For many shall come in my name, saying, I am Christ; and shall deceive many. Matthew 24:4-5 (KJV)
Lighthouse Trails Research Blog, one of the best resources available, has just published a fascinating post by Ray Yungen (taken from the 2007 edition of his book For Many Shall Come in My Name (Lighthouse Trails Publishing), pp. 151-156) on Matthew 24. This paragraph in particular (from page 152) got my attention:
A basic tenet of New Age thinking is that of the Master Jesus. Adherents to this idea believe during the unrecorded period of His life, Jesus traveled to various occult centers and mystery schools in such places as Tibet, India, Persia, and Egypt; at these places this same Jesus learned the metaphysical secrets of the ages. Therefore, they claim this Jesus spent seventeen years of travel on a pilgrimage of higher consciousness.

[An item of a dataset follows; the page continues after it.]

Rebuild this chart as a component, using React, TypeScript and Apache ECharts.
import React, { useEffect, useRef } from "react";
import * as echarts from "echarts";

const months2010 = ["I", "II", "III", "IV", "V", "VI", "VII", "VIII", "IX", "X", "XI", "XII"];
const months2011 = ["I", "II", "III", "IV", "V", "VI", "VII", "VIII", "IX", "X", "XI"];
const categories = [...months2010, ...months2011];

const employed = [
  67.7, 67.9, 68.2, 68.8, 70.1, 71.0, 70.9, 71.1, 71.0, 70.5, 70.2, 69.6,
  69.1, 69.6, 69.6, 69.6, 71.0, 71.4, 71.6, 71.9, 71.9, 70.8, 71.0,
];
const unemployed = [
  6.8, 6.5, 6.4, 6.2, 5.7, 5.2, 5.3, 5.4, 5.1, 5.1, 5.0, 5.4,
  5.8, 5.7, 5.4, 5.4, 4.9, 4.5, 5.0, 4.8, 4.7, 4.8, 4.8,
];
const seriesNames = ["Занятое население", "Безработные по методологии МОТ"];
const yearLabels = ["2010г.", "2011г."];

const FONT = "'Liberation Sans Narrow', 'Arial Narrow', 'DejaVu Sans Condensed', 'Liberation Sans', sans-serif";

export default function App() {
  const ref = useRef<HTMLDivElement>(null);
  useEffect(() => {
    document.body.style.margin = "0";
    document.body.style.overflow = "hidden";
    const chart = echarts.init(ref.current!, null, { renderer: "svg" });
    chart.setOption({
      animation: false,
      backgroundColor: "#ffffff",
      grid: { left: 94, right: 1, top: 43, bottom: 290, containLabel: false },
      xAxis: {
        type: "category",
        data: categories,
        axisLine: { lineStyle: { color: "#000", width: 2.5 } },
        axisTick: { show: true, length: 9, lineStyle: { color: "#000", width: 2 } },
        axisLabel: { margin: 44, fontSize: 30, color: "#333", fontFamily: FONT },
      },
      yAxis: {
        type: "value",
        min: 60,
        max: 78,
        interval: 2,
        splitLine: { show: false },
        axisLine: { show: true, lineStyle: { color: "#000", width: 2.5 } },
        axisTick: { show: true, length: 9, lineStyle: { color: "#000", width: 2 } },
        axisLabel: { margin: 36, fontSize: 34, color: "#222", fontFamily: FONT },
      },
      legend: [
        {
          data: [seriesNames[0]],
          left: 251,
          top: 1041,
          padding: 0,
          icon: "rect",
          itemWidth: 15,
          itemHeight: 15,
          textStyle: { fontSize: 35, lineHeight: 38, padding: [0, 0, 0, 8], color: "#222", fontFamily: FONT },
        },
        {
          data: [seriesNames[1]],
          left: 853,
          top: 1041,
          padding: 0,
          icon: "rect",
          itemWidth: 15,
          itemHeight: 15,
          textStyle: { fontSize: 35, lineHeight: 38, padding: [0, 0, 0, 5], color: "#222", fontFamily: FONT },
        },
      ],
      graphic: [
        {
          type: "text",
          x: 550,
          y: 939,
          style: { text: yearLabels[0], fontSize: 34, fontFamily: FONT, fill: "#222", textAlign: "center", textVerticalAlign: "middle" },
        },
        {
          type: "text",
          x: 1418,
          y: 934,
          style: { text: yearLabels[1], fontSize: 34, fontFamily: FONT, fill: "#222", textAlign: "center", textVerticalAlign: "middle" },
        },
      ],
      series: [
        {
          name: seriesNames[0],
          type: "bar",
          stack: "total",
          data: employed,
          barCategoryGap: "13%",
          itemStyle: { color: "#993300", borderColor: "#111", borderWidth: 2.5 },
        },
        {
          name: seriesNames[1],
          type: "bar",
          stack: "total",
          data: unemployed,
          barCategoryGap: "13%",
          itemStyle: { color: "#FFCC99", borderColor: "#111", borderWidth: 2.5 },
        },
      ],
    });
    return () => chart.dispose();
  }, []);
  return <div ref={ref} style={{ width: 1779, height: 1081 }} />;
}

According to this viewpoint, Jesus of Nazareth became the Master Jesus, one who allegedly gained mastery over the physical world by becoming one with his higher self.
I knew I’d seen the phrase "Master Jesus" before, and I remembered where I'd seen it: The Message. As I’ve previously posted, the phrases "Lord Jesus" and "Lord Jesus Christ" aren’t found in The Message even once, but a quick search at Bible Gateway finds that the phrase "Master Jesus" is used in The Message 73 times (!)--in each instance, a change from the word "Lord."

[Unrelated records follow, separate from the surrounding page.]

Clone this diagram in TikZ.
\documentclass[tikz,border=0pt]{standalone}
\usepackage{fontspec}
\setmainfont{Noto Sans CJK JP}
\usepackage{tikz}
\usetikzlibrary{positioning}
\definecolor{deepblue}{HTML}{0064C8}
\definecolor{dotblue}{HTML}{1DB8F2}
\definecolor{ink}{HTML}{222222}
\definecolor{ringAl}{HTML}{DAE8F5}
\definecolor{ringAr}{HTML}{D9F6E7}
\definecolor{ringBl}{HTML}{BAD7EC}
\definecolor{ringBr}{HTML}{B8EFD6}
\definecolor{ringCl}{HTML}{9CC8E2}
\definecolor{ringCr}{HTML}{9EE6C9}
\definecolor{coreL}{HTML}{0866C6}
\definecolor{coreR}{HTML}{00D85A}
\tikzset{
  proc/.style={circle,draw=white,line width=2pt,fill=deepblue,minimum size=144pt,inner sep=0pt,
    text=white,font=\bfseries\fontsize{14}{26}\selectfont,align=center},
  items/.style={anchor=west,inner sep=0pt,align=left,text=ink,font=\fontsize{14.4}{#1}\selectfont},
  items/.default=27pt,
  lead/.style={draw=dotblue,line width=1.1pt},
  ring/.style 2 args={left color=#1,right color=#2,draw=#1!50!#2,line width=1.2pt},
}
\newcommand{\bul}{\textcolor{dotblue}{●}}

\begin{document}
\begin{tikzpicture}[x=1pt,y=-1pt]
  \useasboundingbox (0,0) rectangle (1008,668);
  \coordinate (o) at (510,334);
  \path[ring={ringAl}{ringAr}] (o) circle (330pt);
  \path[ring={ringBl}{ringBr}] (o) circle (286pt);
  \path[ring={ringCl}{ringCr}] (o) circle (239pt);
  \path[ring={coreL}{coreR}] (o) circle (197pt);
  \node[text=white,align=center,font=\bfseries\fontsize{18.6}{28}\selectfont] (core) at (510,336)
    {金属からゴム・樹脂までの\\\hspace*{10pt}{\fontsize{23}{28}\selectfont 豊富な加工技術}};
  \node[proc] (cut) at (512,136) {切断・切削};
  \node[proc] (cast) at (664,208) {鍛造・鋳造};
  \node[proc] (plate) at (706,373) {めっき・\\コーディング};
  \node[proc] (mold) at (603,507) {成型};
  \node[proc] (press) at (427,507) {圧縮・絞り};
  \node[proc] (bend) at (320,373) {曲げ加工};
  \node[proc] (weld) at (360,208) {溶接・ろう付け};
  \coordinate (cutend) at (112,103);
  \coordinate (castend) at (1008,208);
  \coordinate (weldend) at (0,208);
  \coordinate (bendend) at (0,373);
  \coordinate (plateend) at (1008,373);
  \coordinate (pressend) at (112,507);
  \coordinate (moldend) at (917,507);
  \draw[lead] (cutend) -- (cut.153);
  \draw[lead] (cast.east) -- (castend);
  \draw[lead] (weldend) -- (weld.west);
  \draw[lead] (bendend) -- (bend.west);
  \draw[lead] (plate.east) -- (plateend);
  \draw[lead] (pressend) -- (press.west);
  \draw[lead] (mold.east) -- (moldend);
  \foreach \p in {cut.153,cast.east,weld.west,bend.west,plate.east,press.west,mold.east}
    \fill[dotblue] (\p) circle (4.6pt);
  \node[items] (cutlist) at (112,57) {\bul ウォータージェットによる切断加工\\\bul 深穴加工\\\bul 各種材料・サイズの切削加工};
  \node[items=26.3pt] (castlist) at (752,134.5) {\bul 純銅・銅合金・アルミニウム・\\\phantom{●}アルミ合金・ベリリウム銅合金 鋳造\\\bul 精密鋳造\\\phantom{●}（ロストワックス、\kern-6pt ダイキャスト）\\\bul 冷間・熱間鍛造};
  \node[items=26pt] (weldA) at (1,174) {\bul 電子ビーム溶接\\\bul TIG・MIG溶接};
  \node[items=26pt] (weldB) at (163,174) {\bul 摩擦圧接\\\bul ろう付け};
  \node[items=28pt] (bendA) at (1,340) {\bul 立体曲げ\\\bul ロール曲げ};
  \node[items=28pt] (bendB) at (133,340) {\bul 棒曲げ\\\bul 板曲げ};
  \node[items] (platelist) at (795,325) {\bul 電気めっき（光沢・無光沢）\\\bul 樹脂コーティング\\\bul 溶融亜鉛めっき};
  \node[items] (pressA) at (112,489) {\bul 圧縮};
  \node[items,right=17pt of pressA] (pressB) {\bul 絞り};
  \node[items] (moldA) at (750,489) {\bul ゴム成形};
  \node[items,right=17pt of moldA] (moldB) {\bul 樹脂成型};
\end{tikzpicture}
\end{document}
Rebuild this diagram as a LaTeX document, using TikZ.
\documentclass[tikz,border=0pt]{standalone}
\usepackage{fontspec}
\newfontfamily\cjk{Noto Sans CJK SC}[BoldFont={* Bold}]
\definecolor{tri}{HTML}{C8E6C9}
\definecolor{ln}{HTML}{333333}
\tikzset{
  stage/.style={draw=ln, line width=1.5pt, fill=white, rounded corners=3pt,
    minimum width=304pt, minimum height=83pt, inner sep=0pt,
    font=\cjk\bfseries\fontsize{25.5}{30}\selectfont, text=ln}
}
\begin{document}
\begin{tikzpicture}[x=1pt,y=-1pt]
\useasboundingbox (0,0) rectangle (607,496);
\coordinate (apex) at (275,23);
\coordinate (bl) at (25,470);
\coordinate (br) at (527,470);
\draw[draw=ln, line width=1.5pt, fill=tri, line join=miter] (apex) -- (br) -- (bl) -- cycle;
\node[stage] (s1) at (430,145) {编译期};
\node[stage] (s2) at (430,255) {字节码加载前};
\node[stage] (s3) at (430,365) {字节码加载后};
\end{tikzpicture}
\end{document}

One such passage that struck me was Philippians 3:20. For purposes of comparison, here’s how that verse reads in the King James Version, New American Standard Bible, and New International Version (2010), followed by The Message’s rendition:
For our conversation is in heaven; from whence also we look for the Saviour, the Lord Jesus Christ: KJV
For our citizenship is in heaven, from which also we eagerly wait for a Savior, the Lord Jesus Christ; NASB
But our citizenship is in heaven. And we eagerly await a Savior from there, the Lord Jesus Christ, NIV (2010)

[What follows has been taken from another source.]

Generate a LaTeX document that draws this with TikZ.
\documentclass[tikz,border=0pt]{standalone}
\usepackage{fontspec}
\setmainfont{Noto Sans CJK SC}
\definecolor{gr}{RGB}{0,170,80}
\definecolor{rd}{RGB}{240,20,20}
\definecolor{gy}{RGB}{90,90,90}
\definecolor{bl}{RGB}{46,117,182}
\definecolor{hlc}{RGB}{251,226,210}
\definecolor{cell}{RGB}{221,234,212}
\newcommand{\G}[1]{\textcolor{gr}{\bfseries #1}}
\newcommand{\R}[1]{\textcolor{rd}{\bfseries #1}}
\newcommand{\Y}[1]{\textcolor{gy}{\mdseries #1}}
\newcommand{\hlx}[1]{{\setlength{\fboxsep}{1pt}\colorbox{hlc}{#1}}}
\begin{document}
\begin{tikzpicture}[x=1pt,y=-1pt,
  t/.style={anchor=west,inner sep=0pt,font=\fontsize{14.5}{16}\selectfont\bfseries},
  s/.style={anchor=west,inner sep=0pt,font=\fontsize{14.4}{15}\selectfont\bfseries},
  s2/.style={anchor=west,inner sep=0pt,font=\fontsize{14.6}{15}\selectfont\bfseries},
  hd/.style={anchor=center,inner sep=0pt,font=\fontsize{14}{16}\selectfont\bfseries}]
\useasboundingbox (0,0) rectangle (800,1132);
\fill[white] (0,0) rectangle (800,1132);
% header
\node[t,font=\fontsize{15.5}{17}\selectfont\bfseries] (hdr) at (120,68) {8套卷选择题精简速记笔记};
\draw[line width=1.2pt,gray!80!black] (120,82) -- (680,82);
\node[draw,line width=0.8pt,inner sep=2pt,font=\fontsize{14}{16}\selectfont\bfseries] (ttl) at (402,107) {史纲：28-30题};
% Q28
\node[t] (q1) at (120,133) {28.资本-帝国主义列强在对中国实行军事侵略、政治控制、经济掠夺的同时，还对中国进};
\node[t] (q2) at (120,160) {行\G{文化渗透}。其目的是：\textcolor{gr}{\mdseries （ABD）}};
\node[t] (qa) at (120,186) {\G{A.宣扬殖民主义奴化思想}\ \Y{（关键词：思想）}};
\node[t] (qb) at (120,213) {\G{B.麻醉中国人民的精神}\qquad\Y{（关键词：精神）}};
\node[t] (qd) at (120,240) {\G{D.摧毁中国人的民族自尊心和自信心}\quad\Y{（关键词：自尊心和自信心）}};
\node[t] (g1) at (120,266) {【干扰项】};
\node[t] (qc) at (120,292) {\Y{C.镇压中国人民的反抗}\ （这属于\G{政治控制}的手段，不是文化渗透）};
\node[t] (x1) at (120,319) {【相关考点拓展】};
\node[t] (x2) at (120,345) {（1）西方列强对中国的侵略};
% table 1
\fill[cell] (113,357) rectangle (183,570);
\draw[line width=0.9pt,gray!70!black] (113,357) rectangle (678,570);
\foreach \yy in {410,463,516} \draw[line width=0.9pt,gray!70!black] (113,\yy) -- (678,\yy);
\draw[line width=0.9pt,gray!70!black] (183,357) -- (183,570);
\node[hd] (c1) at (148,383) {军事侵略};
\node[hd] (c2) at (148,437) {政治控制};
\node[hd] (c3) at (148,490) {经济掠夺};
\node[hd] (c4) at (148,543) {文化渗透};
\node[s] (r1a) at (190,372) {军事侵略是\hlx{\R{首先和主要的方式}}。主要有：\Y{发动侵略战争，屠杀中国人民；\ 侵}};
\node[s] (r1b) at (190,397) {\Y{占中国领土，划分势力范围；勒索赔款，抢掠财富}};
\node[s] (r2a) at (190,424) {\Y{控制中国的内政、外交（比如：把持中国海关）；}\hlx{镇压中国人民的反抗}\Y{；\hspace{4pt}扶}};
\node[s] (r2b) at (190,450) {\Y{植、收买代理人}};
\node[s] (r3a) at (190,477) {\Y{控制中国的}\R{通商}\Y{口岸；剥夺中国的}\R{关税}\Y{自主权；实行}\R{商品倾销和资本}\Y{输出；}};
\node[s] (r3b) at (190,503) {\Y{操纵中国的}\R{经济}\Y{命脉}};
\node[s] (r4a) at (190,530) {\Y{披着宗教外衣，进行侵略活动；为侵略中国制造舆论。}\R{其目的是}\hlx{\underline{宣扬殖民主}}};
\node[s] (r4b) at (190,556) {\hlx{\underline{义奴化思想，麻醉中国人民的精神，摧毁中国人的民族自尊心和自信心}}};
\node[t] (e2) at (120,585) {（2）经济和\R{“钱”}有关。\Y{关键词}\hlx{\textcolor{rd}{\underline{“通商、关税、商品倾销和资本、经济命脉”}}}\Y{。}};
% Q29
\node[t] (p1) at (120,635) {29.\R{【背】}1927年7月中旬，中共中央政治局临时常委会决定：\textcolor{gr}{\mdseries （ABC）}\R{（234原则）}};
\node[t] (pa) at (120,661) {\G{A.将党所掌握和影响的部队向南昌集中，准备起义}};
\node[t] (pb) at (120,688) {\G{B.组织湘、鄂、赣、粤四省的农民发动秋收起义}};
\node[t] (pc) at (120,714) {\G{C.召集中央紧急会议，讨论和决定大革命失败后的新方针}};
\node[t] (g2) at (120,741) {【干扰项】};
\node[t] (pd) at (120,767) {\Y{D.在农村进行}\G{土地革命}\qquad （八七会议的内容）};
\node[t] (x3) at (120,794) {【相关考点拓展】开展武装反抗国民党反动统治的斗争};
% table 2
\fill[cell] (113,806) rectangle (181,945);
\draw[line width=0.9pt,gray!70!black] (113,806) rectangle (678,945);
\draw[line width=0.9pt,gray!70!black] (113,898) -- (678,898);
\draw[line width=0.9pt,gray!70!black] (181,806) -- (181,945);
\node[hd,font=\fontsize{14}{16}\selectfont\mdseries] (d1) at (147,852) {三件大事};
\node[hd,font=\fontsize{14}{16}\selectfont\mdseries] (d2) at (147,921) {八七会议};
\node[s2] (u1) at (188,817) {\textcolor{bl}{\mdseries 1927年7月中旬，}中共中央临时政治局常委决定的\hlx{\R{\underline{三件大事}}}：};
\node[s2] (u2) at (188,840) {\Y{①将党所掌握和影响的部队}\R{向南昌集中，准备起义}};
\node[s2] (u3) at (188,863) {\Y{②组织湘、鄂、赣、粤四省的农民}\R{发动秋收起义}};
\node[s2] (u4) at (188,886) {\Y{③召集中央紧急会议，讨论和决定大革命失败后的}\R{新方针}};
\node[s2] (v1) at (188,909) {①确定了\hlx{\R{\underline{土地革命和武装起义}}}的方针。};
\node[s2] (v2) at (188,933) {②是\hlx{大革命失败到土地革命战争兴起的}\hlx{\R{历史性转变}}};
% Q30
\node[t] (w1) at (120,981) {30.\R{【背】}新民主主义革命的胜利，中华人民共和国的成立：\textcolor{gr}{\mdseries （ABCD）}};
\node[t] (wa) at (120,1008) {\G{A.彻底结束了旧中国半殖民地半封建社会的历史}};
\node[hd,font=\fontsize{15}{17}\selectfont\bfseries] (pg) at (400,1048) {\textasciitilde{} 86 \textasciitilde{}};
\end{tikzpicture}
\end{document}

But there's far more to life for us. We're citizens of high heaven! We're waiting the arrival of the Savior, the Master, Jesus Christ, The Message
The perceptive reader will notice that in The Message’s rendition of Philippians 3:20, there's no statement that we’re waiting for the "Master, Jesus Christ" to come from heaven. To read this version, the "Master" could well be someone who’s already on Earth when he’s revealed as the Saviour--a change in the text that I regard as very suspicious!